After feeling so close for most of the morning, we finally catch our break.  The alarming Starling looks deep into the brush, and we try to see what it’s seeing.  I’d love to take credit, but our guide eyes a spotted tail.  We drive around to see if we can get a better look, and eventually we do!  There’s a blue-eyed leopard carefully watching us through the cloak of leaves all around.

And then, when we’re already satisfied, the leopard starts to move.  It has spotted a baby impala not too far.  It’s steps are so slow, so methodical, so quiet.  We wait and don’t even whisper to each other not wanting to disrupt the moment.  After much maneuvering by both parties, the impala comes within striking distance of the leopard.  The leopard, also being too young, misses its opportunity, wagging its tail in disappointment.  But what a moment.  We’d have loved to see more action, but the suspense and beauty of the slow motion chase is still a thrill.

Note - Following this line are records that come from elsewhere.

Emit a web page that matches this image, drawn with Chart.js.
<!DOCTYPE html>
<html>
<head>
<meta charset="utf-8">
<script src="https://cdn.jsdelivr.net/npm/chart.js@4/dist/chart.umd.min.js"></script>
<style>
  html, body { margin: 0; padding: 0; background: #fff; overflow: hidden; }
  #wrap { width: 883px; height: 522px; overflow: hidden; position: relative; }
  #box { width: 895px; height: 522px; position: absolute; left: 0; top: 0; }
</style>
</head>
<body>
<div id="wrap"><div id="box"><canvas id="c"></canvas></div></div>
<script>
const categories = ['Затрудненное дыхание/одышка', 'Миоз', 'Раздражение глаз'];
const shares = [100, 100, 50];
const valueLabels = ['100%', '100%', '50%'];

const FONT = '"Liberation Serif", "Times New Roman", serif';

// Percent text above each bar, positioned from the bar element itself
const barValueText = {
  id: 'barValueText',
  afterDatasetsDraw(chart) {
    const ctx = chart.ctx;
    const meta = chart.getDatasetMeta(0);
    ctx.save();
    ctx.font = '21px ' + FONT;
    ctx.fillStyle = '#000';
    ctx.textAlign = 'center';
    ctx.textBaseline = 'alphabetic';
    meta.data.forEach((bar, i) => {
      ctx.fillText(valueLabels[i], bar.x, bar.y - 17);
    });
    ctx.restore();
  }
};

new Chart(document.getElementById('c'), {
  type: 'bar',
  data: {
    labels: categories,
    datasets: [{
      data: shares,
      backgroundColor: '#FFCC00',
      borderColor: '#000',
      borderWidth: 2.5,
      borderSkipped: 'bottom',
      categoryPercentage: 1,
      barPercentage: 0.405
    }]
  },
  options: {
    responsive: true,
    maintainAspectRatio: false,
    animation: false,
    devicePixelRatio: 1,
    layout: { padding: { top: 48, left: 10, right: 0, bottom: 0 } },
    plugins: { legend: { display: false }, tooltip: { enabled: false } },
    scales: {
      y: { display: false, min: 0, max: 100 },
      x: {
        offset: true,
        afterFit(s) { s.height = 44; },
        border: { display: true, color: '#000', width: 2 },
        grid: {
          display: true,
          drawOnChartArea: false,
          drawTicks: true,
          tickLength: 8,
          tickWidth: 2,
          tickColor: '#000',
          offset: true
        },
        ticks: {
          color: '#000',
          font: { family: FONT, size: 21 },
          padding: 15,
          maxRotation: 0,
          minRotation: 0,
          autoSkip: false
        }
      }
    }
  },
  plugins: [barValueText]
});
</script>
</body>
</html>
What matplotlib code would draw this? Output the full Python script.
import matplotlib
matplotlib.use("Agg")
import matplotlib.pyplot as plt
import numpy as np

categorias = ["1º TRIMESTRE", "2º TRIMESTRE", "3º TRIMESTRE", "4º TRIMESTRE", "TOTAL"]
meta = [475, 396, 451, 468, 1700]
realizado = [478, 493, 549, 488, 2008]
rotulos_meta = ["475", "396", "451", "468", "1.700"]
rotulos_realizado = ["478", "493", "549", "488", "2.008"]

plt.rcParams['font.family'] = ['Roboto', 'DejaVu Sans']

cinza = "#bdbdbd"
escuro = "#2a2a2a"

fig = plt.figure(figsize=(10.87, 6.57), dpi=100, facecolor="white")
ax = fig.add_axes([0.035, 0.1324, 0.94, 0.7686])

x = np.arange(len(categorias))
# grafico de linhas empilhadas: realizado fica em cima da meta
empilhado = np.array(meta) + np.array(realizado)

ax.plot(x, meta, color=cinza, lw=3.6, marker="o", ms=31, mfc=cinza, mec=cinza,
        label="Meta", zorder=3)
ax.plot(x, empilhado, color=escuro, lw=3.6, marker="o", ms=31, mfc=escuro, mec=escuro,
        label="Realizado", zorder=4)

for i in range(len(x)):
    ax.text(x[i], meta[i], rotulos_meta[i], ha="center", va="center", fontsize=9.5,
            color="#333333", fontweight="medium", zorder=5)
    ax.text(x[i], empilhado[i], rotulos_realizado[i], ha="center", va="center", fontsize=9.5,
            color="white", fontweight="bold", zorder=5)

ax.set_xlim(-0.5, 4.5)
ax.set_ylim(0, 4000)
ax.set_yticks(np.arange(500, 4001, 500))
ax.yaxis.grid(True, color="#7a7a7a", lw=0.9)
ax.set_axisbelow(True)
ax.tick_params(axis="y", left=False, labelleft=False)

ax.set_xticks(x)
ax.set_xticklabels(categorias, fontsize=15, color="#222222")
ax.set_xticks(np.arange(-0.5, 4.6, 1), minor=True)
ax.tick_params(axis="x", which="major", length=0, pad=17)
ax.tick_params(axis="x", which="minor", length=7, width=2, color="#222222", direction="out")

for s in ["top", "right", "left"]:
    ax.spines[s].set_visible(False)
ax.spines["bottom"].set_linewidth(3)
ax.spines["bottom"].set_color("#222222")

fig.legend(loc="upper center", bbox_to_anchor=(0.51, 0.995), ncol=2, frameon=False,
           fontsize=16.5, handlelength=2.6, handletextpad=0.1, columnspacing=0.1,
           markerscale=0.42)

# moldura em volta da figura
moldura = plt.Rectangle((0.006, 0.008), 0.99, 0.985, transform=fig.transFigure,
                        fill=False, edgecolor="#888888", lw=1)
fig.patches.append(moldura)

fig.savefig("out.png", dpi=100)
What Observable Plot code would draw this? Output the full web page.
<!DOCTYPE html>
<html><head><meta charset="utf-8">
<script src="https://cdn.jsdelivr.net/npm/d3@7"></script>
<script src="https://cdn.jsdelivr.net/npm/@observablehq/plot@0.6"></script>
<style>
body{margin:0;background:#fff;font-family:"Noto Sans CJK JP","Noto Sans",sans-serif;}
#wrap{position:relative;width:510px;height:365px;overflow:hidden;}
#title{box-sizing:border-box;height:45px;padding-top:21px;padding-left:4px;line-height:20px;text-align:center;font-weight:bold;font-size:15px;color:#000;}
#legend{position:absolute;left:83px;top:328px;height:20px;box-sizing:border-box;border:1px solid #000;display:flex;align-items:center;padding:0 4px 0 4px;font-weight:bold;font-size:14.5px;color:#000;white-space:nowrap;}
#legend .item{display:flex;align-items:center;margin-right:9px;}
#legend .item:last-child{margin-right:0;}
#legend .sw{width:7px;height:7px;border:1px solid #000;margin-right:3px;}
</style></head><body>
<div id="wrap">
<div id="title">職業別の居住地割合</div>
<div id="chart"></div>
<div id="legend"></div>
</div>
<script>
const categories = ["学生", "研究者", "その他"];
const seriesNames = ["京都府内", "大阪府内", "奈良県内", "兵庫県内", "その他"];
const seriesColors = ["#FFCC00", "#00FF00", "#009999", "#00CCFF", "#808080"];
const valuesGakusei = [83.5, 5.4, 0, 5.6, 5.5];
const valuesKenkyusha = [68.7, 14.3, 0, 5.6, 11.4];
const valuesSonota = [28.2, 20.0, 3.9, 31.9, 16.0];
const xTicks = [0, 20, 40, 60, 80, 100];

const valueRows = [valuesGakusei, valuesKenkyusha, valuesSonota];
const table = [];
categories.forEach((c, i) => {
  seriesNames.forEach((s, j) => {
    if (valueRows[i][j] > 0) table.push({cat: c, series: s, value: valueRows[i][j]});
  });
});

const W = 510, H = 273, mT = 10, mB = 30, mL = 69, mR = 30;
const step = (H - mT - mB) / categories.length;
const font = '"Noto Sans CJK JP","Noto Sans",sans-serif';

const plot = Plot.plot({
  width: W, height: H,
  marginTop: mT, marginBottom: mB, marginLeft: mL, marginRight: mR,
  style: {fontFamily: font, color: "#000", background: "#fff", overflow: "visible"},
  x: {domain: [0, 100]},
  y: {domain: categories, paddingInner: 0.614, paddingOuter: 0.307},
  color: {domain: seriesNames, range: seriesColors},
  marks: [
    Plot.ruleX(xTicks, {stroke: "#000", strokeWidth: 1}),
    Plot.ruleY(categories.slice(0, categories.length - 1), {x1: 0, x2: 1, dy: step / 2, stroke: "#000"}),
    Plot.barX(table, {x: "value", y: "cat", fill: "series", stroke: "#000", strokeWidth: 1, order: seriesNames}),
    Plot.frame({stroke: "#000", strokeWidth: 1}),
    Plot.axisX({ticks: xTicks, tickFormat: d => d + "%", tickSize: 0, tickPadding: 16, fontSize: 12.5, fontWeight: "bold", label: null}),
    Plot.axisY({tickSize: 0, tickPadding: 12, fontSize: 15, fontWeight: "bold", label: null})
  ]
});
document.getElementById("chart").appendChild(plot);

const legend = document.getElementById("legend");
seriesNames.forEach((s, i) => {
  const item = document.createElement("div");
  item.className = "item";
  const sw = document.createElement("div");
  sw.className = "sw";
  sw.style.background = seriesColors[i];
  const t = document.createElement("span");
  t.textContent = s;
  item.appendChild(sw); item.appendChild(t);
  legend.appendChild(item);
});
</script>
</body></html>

Whenever Lindsey or I sneeze, we’d also hint that our cat allergies were giving us another clue, but that one was much less reliable than the tracks and the birds.  But whenever a real clue would show itself, we’d become detectives and enjoy every moment of the hunt.  Each exotic find equally exciting.  We got to see lions and cubs up close, we came across several leopards, and were even lucky to stumble upon the elusive serval cat.

Christmas in the bush

Botswana is a primarily Catholic country, so Christmas is just as important to the staff as it is the guests. The meals are made for celebration and eaten at a special table that accommodates both camps. We’re treated to a wonderful performance of song and dance by the giddy staff, a mashup of styles between the tribes. It’s our guide’s birthday, so we spend the afternoon crafting makeshift wrapping paper for a gift we bought from the gift shop. (Temple tipped us off on a hat he’d had his eyes on. It was so fun seeing him open it.) Our night game drive reveals few animals, but an incredible lightning storm filling the sky from all sides in an open plain: Christmas fireworks.